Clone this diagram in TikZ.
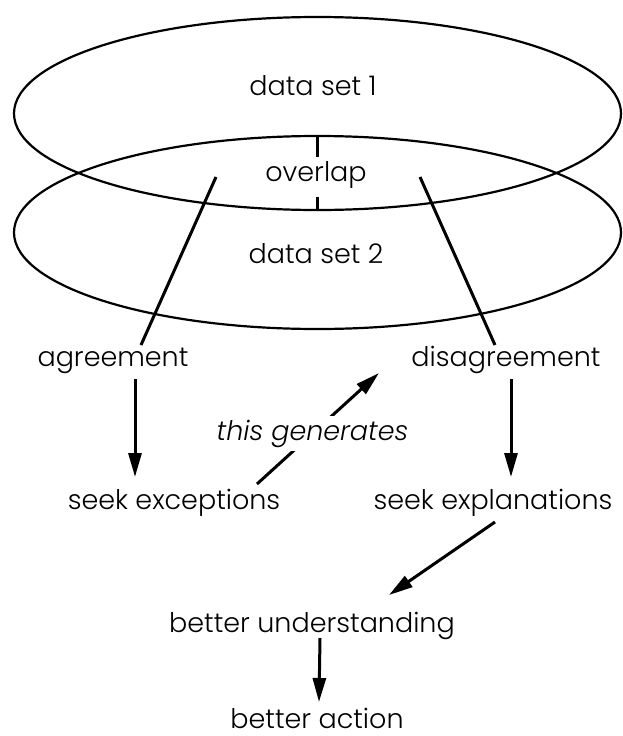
\documentclass[tikz,border=0pt]{standalone}
\usepackage{fontspec}
\setmainfont{Poppins Light}[ItalicFont=Poppins Light Italic]
\usepackage{tikz}
\usetikzlibrary{arrows.meta,shapes.geometric}

\begin{document}
\begin{tikzpicture}[x=1pt,y=-1pt,
    label/.style={anchor=base,inner sep=0pt,font=\fontsize{27}{30}\selectfont},
    dataset/.style={draw,ellipse,line width=2.2pt,minimum width=607pt,minimum height=193pt,inner sep=0pt},
    link/.style={line width=3pt},
    arr/.style={line width=3pt,-{Triangle[length=24pt,width=13pt]}}]
    \useasboundingbox (0,0) rectangle (622,736);

    % Data sets
    \node[dataset] (set1) at (317.5,113.5) {};
    \node[dataset] (set2) at (317.5,232.5) {};
    \node[label] (ds1) at (313,95) {data set 1};
    \node[label] (ds2) at (316,263) {data set 2};
    \node[label] (ovl) at (316,181) {overlap};
    \draw[link] (set2.north) -- ++(0,22);
    \draw[link] (set1.south) -- ++(0,-14);

    % Results
    \node[label] (agree) at (113,366) {agreement};
    \node[label] (disagree) at (506,366) {disagreement};
    \node[label] (seekexc) at (174,509) {seek exceptions};
    \node[label] (seekexp) at (493,509) {seek explanations};
    \node[label] (better) at (312,632) {better understanding};
    \node[label] (action) at (317,728) {better action};

    % Links from overlap
    \draw[link] ([shift={(-100,-4)}]ovl.base) -- ([shift={(28,-21)}]agree.base);
    \draw[link] ([shift={(104,-4)}]ovl.base) -- ([shift={(-11,-21)}]disagree.base);

    % Arrows
    \draw[arr] ([shift={(22,13)}]agree.base) -- ([shift={(-39,-32)}]seekexc.base);
    \draw[arr] ([shift={(5,13)}]disagree.base) -- ([shift={(18,-32)}]seekexp.base);
    \draw[arr] ([shift={(83,-25)}]seekexc.base) -- ([shift={(-127,7)}]disagree.base)
        node[pos=0.455,fill=white,inner sep=4pt,font=\fontsize{27}{30}\selectfont\itshape] (gen) {this generates};
    \draw[arr] ([shift={(2,13)}]seekexp.base) -- ([shift={(77,-37)}]better.base);
    \draw[arr] ([shift={(8,6)}]better.base) -- ([shift={(2,-26)}]action.base);
\end{tikzpicture}
\end{document}
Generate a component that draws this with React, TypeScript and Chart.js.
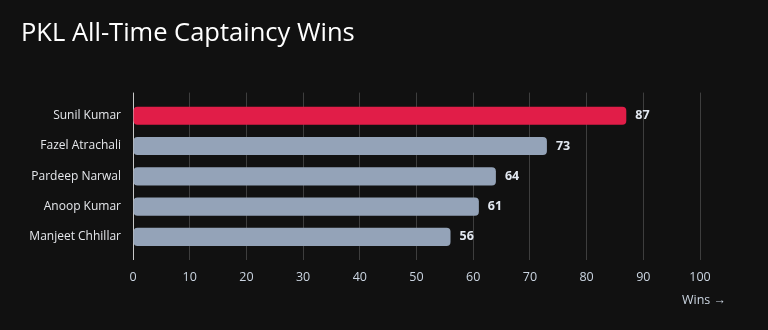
import React, { useEffect, useRef } from "react";
import { Chart, registerables } from "chart.js";

Chart.register(...registerables);

const TITLE = "PKL All-Time Captaincy Wins";
const players = ["Sunil Kumar", "Fazel Atrachali", "Pardeep Narwal", "Anoop Kumar", "Manjeet Chhillar"];
const wins = [87, 73, 64, 61, 56];
const barColors = ["#e11d48", "#94a3b8", "#94a3b8", "#94a3b8", "#94a3b8"];
const xMin = 0;
const xMax = 100;
const xStep = 10;
const xTitle = "Wins →";

const FONT = "'Open Sans', Roboto, sans-serif";
const gridColor = (ctx: any) => (ctx.tick && ctx.tick.value === 0 ? "#c8c8c8" : "#3e3e3e");

const valueLabels = {
  id: "valueLabels",
  afterDatasetsDraw(chart: any) {
    const { ctx } = chart;
    const meta = chart.getDatasetMeta(0);
    ctx.save();
    ctx.font = `bold 12.5px ${FONT}`;
    ctx.fillStyle = "#e2e8f0";
    ctx.textAlign = "left";
    ctx.textBaseline = "middle";
    meta.data.forEach((bar: any, i: number) => {
      ctx.fillText(String(chart.data.datasets[0].data[i]), bar.x + 9, bar.y);
    });
    ctx.restore();
  },
};

const axisTitle = {
  id: "axisTitle",
  afterDraw(chart: any) {
    const { ctx } = chart;
    const x = chart.scales.x;
    ctx.save();
    ctx.font = `12.5px ${FONT}`;
    ctx.fillStyle = "#cbd5e1";
    ctx.textAlign = "right";
    ctx.textBaseline = "middle";
    ctx.fillText(xTitle, x.right + 26, 300);
    ctx.restore();
  },
};

export default function App() {
  const ref = useRef<HTMLCanvasElement>(null);
  useEffect(() => {
    if (!ref.current) return;
    const chart = new Chart(ref.current, {
      type: "bar",
      data: {
        labels: players,
        datasets: [
          {
            data: wins,
            backgroundColor: barColors,
            borderRadius: 4,
            borderSkipped: false,
            categoryPercentage: 0.8,
            barPercentage: 0.75,
          },
        ],
      },
      options: {
        indexAxis: "y",
        animation: false,
        responsive: true,
        maintainAspectRatio: false,
        layout: { padding: { left: 21, right: 68, top: 8, bottom: 35 } },
        plugins: {
          legend: { display: false },
          tooltip: { enabled: false },
          title: {
            display: true,
            text: TITLE,
            align: "start",
            color: "#ffffff",
            font: { family: FONT, size: 25.5, weight: "normal", lineHeight: 1.2 },
            padding: { top: 10, bottom: 44 },
          },
        },
        scales: {
          x: {
            type: "linear",
            position: "bottom",
            min: xMin,
            max: xMax,
            ticks: { stepSize: xStep, color: "#cbd5e1", font: { family: FONT, size: 12.5 }, padding: 10 },
            grid: { color: gridColor, tickColor: gridColor, tickLength: 8, lineWidth: 1 },
            border: { display: false },
          },
          x2: {
            type: "linear",
            position: "top",
            min: xMin,
            max: xMax,
            ticks: { stepSize: xStep, display: false },
            grid: { color: gridColor, tickColor: gridColor, tickLength: 8, drawOnChartArea: false },
            border: { display: false },
          },
          y: {
            ticks: { color: "#e5e7eb", font: { family: FONT, size: 12 }, padding: 12 },
            grid: { display: false, drawTicks: false },
            border: { display: false },
            afterFit: (scale: any) => {
              scale.width = 112;
            },
          },
        },
      },
      plugins: [valueLabels, axisTitle],
    });
    return () => chart.destroy();
  }, []);
  return (
    <div style={{ position: "fixed", left: 0, top: 0, width: 768, height: 330, background: "#111111" }}>
      <canvas ref={ref} />
    </div>
  );
}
* * * * * * *
__Your task__:
Word for word, retype the lines in the entries above that run from the one with "Generate a component" through the one with "Chart.register(...registerables);". Both ends count; pictures do not.

__Response to the task__:
Generate a component that draws this with React, TypeScript and Chart.js.
import React, { useEffect, useRef } from "react";
import { Chart, registerables } from "chart.js";

Chart.register(...registerables);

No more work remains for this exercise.